What do 33 dejected foreign workers, denied positions in New Brunswick, and low blood sugar have in common?
If you said it’s the bevy of busybodies beavering away to make a general nuisance of itself in Ottawa – otherwise known as the Government of Canada – give yourself a pat on the back. But stay away from the sweets.
Apparently inspired by a Globe and Mail investigation earlier this year, Harpertown is all set to poke its proboscis into the pantries of the nation.
“In recent months, the Globe and Mail documented the links between sugar and harmful health concerns, and called on the federal government to set a recommended daily sugar limit,” the newspaper reported, in one of the most pompous displays of self-serving grandiosity it has been this ex-staffer’s pleasure to witness, earlier this week.
“Our reporting revealed the extent to which the food industry adds sugar to many products in various forms, the extent to which labelling requirements don’t sufficiently inform consumers about this practice and the broad range of health problems that stem from the amount of sugar in the daily diet.”
Now, galvanized by this magnificent example of public service journalism, we are asked to believe that Ottawa is about to require food producers to finally play it straight with Canadians and tell the truth about the degree to which they are poisoning the general populace.
Accurate labelling, it seems, is the answer. So is a federally-sanctioned “recommendation” for the amount of sugar Canadians should consume in any given 24-hour period.
Bully for the federalistas, but methinks the chances that this famously recalcitrant crew of onetime reformers and oftentimes media mashers takes its marching orders from Canada’s self-appointed, self-important, “national newspaper” are perishingly small.
The more likely explanation (which may be weirder still) is that despite its right-wing, small-government, anti-Liberal, nanny-state-hating political pedigree this particular crew of Tory MPs and their fellow-travelling bureaucrats just can’t resist telling people – any people – what to do.
And that extends far beyond the sugar bowl.
As the Moncton Times & Transcript reported recently, Canadian consular officers in Vietnam rejected 33 applicants from that country for jobs at Captain Dan’s Seafood and Pecheries GEM Ltee despite the fact that the two employers had “valid labour market opinions at the time of the application and had paid all due fees while the Vietnamese applicants took additional measures to improve their candidacy.”
Those measures included “weeks of intensive English-language courses and specific seafood processing training.”
The Moncton lawyer representing the two local firms is flabbergasted. “The employers have been let down without an adequate workforce,” Martin Aubin told T&T reporter Kayla Byrne. “They have paid good money, done everything by the rules and received permits to hire people. We had openings for 33 people, we found 33 people, but all of them have been denied. . .To fail completely is a new experience for me.”
Get used to it.
No one – but, no one – gets around these dogs once they’ve got several bones clenched between their incisors. Consider, if you will, one more choice example of latent control freakishness: Bill C-24, which passed quietly in June.

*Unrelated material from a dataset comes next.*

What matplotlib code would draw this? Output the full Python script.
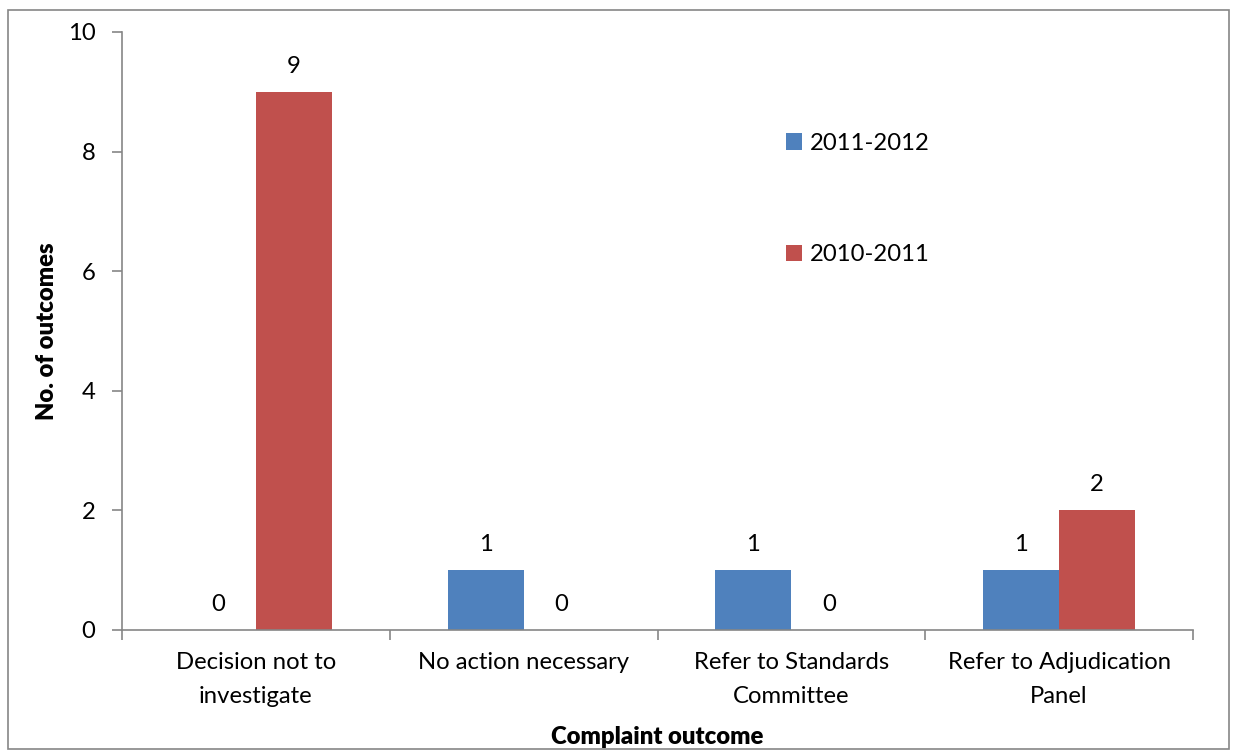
import matplotlib.pyplot as plt
import numpy as np
from matplotlib.patches import Rectangle

plt.rcParams["font.family"] = ["Lato", "DejaVu Sans"]

categories = ["Decision not to\ninvestigate", "No action necessary",
              "Refer to Standards\nCommittee", "Refer to Adjudication\nPanel"]
series_names = ["2011-2012", "2010-2011"]
values_2011_2012 = [0, 1, 1, 1]
values_2010_2011 = [9, 0, 0, 2]

BLUE = "#4F81BD"
RED = "#C0504D"
AXIS_GRAY = "#868686"

fig = plt.figure(figsize=(12.33, 7.51), dpi=100)
ax = fig.add_axes([122 / 1233, 1 - 630 / 751, (1193 - 122) / 1233, (630 - 32) / 751])

# outer chart border
fig.patches.append(Rectangle((8 / 1233, 0.002), 1 - 8 / 1233 - 0.003, 1 - 10 / 751 - 0.002,
                             transform=fig.transFigure, fill=False,
                             edgecolor=AXIS_GRAY, linewidth=1.2))

x = np.arange(len(categories))
w = 0.284
b1 = ax.bar(x - w / 2, values_2011_2012, w, color=BLUE, label=series_names[0])
b2 = ax.bar(x + w / 2, values_2010_2011, w, color=RED, label=series_names[1])
fs = 17.2
ax.bar_label(b1, padding=11, fontsize=fs)
ax.bar_label(b2, padding=11, fontsize=fs)

ax.set_xlim(-0.5, len(categories) - 0.5)
ax.set_ylim(0, 10)
ax.set_yticks(range(0, 11, 2))
ax.set_xticks(x)
ax.set_xticklabels(categories, fontsize=fs, linespacing=1.75)
ax.set_xticks(np.arange(-0.5, len(categories), 1), minor=True)
ax.tick_params(axis="x", which="major", length=0, pad=16)
ax.tick_params(axis="x", which="minor", length=7, color=AXIS_GRAY, width=1.2)
ax.tick_params(axis="y", length=7, color=AXIS_GRAY, width=1.2, labelsize=fs, pad=12)

for s in ["top", "right"]:
    ax.spines[s].set_visible(False)
for s in ["left", "bottom"]:
    ax.spines[s].set_color(AXIS_GRAY)
    ax.spines[s].set_linewidth(1.2)

ax.set_xlabel("Complaint outcome", fontsize=fs, fontweight="heavy", labelpad=14)
ax.set_ylabel("No. of outcomes", fontsize=fs, fontweight="heavy", labelpad=7)

ax.legend(loc="upper left", bbox_to_anchor=(0.6, 0.867), frameon=False, fontsize=fs,
          handlelength=0.68, handleheight=0.68, handletextpad=0.3, labelspacing=3.78)

fig.savefig("out.png", dpi=100)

Also called the Strengthening Canadian Citizenship Act, this legislation moves its patron, Minister of of Citizenship and Immigration Chris Alexander, practically to tears.
It will, he said recently, “protect and strengthen the great value of Canadian citizenship, and remind individuals that citizenship is not a right, it’s a privilege. . .It is in honour of those who protected this city, in honour of those who have served and serve today, in honour of all who have made the sacrifice of war, and those who have contributed in their own way to building this great country, that we are further strengthening the value of Canadian citizenship.”
It will also do a couple of other things, according to one news report – notably provide the federal government with sweeping new license to share information about Canadian immigrants with foreign powers almost indiscriminately.
Of course, that’s all in a day’s work for a government whose main business is fast becoming minding other people’s.